Boards Hear the Story. Executives Live the Reality.

Board members and executives prioritize different factors for AI readiness-and their answers reveal how each group sees the business.

Forty-five percent of board members named clear executive ownership and decision rights as a top-three factor in deploying AI. Only 22% of C-suite respondents agreed. The executives focused elsewhere: 49% pointed to data quality, infrastructure, and security as critical, compared to 18% of board members.

Peter Thies, a managing director at Pearl Meyer, said the gap makes sense. Inside companies, AI touches almost every function-tech, HR, finance, legal, individual business units. Distributed responsibility describes how AI actually works. But board members hearing about it from the CEO see nobody in charge.

Meanwhile, the C-suite worries about data quality because they understand the operational reality. Boards don't yet see why that matters.

'Just Start Using It'

How companies have positioned AI internally reveals a hands-off approach. Once basic guardrails are in place, the message from senior leaders tends to be simple: go.

"The message from leadership is often, 'Just start using it,'" Jayne said. "And they miss the rest of the story, which is, 'We're not exactly sure where to use it.'"

Forty percent of companies are still piloting AI. Thirty-one percent are experimenting or using it ad-hoc. Not because AI isn't useful, but likely because leadership teams don't agree on how to deploy it at scale or what matters most.

Seventy-one percent of executives told Pearl Meyer that success over the next 12 to 18 months depends on fixing internal processes and cross-functional coordination-not on AI itself. "Leadership systems are not evolving fast enough to support either strategy or AI," the report concludes.

The Pressure to Show Results

Companies including Block, Meta, and Oracle have announced AI efficiency gains as the reason for workforce cuts. Stock markets rewarded them. That reaction creates pressure on every other CEO to deliver the same story.

"At times I see AI being used as the reason for things that may have come about anyway," Jayne said. The more pressure builds to show real results to employees and shareholders, the more incentive exists to attribute existing changes to AI-whether the technology is actually doing the work or not.

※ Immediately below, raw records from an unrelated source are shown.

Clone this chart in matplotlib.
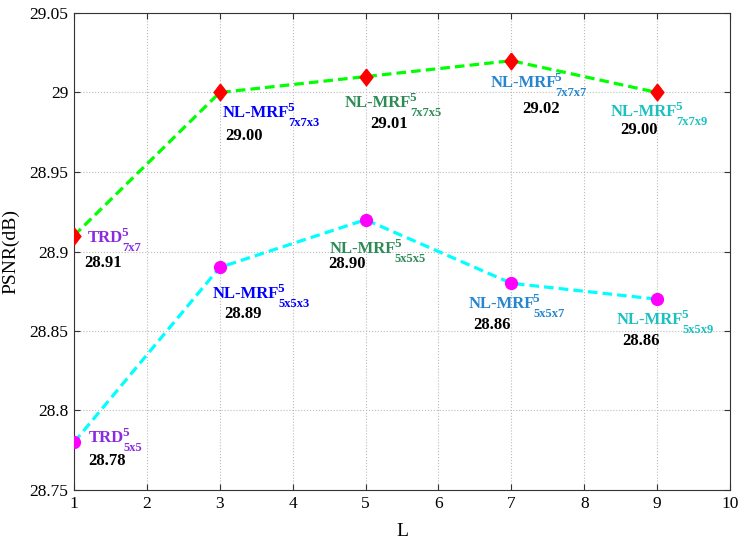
import matplotlib
matplotlib.use("Agg")
import matplotlib.pyplot as plt
from matplotlib.font_manager import FontProperties

plt.rcParams['font.family'] = ['Liberation Serif', 'DejaVu Serif']

# ---- data ----
L = [1, 3, 5, 7, 9]
psnr_7 = [28.91, 29.00, 29.01, 29.02, 29.00]
psnr_5 = [28.78, 28.89, 28.92, 28.88, 28.87]
vals_7 = ['28.91', '29.00', '29.01', '29.02', '29.00']
vals_5 = ['28.78', '28.89', '28.90', '28.86', '28.86']
names_7 = ['TRD', 'NL-MRF', 'NL-MRF', 'NL-MRF', 'NL-MRF']
names_5 = ['TRD', 'NL-MRF', 'NL-MRF', 'NL-MRF', 'NL-MRF']
sups = ['5', '5', '5', '5', '5']
subs_7 = ['7x7', '7x7x3', '7x7x5', '7x7x7', '7x7x9']
subs_5 = ['5x5', '5x5x3', '5x5x5', '5x5x7', '5x5x9']
xticks = [1, 2, 3, 4, 5, 6, 7, 8, 9, 10]
yticks = [28.75, 28.80, 28.85, 28.90, 28.95, 29.00, 29.05]
ytick_labels = ['28.75', '28.8', '28.85', '28.9', '28.95', '29', '29.05']

# ---- styles / layout ----
name_colors = ['#8A2BE2', '#0000FF', '#2E8B57', '#2585CF', '#1CC0C0']
# offsets in pixels (dx, dy downward) for name and value text
name_off_7 = [(14, 6), (3, 25), (-21, 30), (-21, 26), (-46, 24)]
val_off_7 = [(10, 31), (5, 48), (5, 51), (11, 52), (-37, 42)]
name_off_5 = [(15, 0), (-7, 31), (-36, 33), (-43, 25), (-40, 25)]
val_off_5 = [(14, 23), (4, 51), (-37, 48), (-38, 46), (-35, 46)]

fig = plt.figure(figsize=(7.48, 5.42), dpi=100)
ax = fig.add_axes([74/748, 52/542, 656/748, 477/542])

diamond = [(0, 1), (0.77, 0), (0, -1), (-0.77, 0), (0, 1)]

ax.plot(L, psnr_7, color='#00FF00', lw=2.3, linestyle=(0, (3, 1.6)), zorder=3)
ax.plot(L, psnr_7, linestyle='none', marker=diamond, markersize=12,
        markerfacecolor='#FF0000', markeredgecolor='#FF0000', zorder=4)
ax.plot(L, psnr_5, color='#00FFFF', lw=2.3, linestyle=(0, (3, 1.6)), zorder=3)
ax.plot(L, psnr_5, linestyle='none', marker='o', markersize=8.5,
        markerfacecolor='#FF00FF', markeredgecolor='#FF00FF', zorder=4)

renderer = fig.canvas.get_renderer()
fp_main = FontProperties(family=['Liberation Serif', 'DejaVu Serif'], weight='bold', size=12)

def put(x, y, s, off, color, size=12):
    return ax.annotate(s, xy=(x, y), xytext=(off[0], -off[1]), textcoords='offset pixels',
                       ha='left', va='baseline', fontsize=size, fontweight='bold',
                       color=color, zorder=5)

def put_name(x, y, main, sup, sub, off, color):
    put(x, y, main, off, color)
    w, h, d = renderer.get_text_width_height_descent(main, fp_main, ismath=False)
    put(x, y, sup, (off[0] + w - 2, off[1] - 6), color, size=9.5)
    put(x, y, sub, (off[0] + w - 1, off[1] + 9), color, size=9)

for i in range(len(L)):
    put_name(L[i], psnr_7[i], names_7[i], sups[i], subs_7[i], name_off_7[i], name_colors[i])
    put(L[i], psnr_7[i], vals_7[i], val_off_7[i], 'black')
    put_name(L[i], psnr_5[i], names_5[i], sups[i], subs_5[i], name_off_5[i], name_colors[i])
    put(L[i], psnr_5[i], vals_5[i], val_off_5[i], 'black')

ax.set_xlim(1, 10)
ax.set_ylim(28.75, 29.05)
ax.set_xticks(xticks)
ax.set_xticklabels([str(t) for t in xticks])
ax.set_yticks(yticks)
ax.set_yticklabels(ytick_labels)
ax.tick_params(direction='in', length=4, width=0.8, top=True, right=True,
               labelsize=12.5, pad=4, colors='#333333', labelcolor='black')
ax.grid(True, linestyle=':', color='#BBBBBB', linewidth=0.8)
for sp in ax.spines.values():
    sp.set_color('#333333')
    sp.set_linewidth(0.8)

ax.set_xlabel('L', fontsize=14, labelpad=8)
ax.set_ylabel('PSNR(dB)', fontsize=14, labelpad=7)

fig.savefig('out.png', dpi=100)
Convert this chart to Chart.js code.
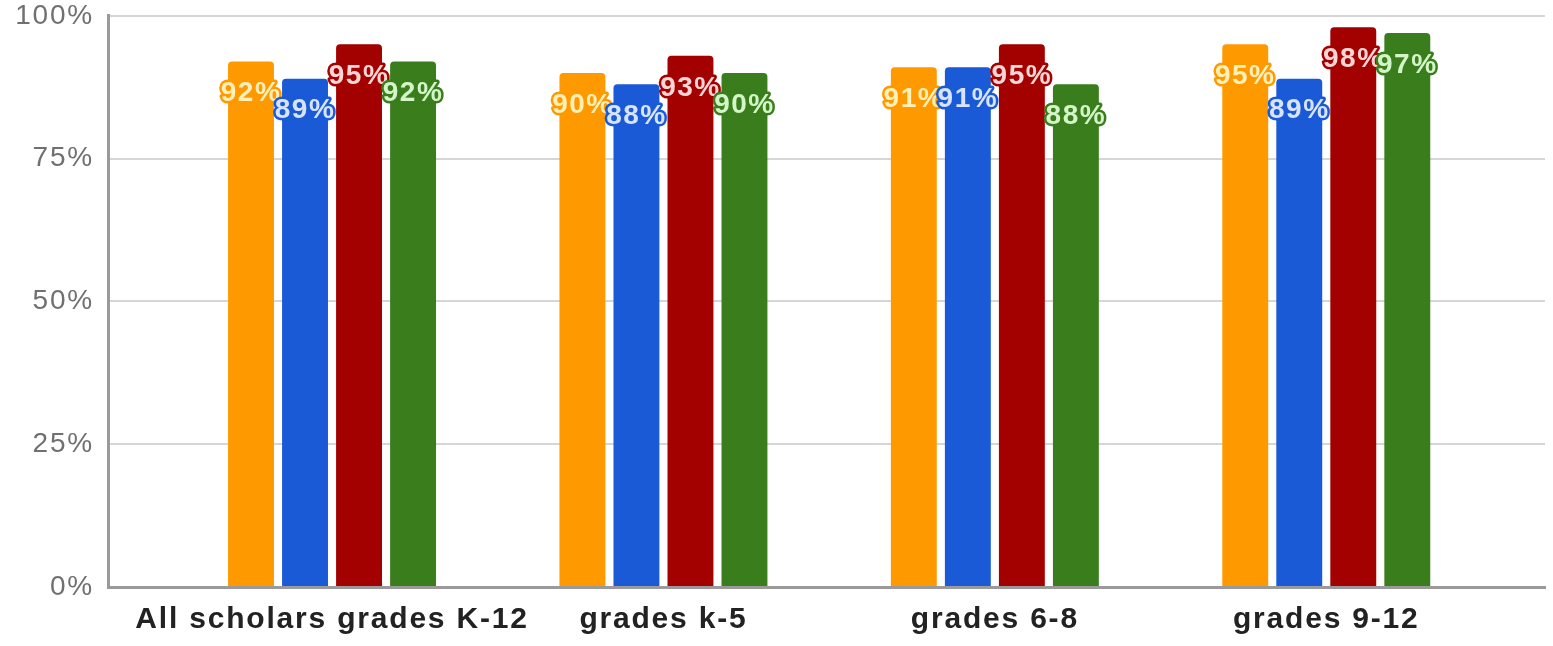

Financial services companies face the steepest challenge. They represented 34% of survey respondents and tend to have long leadership tenures and resistant cultures. "It's difficult to move the needle," Jayne said.

Jayne described the current pace of AI rollout as slower than expected. "Maybe wheels are spinning a little bit," he said. "Are we about to shoot off down the road? I don't know. But it's a little slower to get going than I thought it would be."